>> begin DATA
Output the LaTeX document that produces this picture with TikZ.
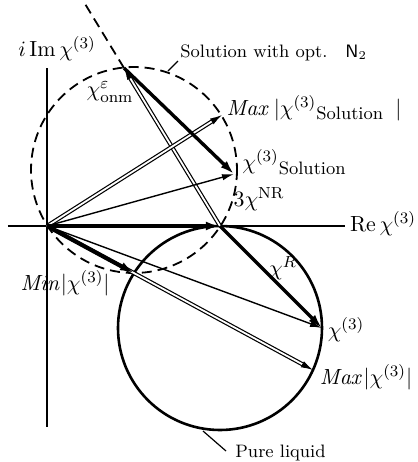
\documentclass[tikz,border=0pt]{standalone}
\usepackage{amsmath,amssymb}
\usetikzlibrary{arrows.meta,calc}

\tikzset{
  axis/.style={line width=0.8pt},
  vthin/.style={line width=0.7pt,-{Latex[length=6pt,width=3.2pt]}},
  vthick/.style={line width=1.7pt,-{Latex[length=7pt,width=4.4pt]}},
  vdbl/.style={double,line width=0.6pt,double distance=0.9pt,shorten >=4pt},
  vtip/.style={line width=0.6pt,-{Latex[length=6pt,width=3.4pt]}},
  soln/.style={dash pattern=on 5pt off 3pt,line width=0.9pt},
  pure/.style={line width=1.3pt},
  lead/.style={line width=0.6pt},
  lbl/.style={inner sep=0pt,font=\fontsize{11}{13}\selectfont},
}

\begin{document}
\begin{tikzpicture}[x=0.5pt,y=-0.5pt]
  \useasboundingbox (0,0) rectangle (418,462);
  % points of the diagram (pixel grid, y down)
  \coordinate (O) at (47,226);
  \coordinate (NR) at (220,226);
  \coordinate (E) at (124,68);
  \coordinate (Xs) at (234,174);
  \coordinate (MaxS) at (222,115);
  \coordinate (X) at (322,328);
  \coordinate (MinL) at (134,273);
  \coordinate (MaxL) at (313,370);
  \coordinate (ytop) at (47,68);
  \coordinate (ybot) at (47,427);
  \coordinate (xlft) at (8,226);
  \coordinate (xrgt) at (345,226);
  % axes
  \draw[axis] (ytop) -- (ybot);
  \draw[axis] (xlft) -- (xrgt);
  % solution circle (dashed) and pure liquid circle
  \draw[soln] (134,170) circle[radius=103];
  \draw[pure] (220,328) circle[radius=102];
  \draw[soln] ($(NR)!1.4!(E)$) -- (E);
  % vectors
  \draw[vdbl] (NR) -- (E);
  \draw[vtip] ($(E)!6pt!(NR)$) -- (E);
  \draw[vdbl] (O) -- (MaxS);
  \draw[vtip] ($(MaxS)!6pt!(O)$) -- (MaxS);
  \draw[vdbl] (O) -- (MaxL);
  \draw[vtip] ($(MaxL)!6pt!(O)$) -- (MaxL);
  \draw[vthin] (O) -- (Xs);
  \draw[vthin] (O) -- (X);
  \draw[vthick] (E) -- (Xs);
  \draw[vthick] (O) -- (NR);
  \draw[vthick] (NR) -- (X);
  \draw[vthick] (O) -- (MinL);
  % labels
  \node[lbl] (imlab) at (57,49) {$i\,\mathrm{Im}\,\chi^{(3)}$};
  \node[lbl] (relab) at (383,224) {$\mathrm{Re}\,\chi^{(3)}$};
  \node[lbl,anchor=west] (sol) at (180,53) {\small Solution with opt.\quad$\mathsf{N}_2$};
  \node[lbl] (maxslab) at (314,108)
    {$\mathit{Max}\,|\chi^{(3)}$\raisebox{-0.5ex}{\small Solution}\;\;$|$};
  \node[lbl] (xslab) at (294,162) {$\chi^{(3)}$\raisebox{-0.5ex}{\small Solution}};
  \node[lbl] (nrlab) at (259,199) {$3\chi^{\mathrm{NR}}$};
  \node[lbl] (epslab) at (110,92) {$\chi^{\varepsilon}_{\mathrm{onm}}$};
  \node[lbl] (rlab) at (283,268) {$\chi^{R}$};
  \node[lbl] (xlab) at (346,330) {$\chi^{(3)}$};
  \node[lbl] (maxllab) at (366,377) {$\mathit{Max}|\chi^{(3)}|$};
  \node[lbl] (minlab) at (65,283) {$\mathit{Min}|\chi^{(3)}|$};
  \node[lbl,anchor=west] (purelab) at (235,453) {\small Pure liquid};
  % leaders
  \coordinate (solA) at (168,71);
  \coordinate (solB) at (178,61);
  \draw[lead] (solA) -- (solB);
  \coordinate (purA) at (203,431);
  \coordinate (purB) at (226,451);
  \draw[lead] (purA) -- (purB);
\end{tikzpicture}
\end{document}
>> end DATA
GIVEN PROBLEM
Copy all lines from the listing that contain "with".

EXERCISE RESULT
Output the LaTeX document that produces this picture with TikZ.
  \node[lbl,anchor=west] (sol) at (180,53) {\small Solution with opt.\quad$\mathsf{N}_2$};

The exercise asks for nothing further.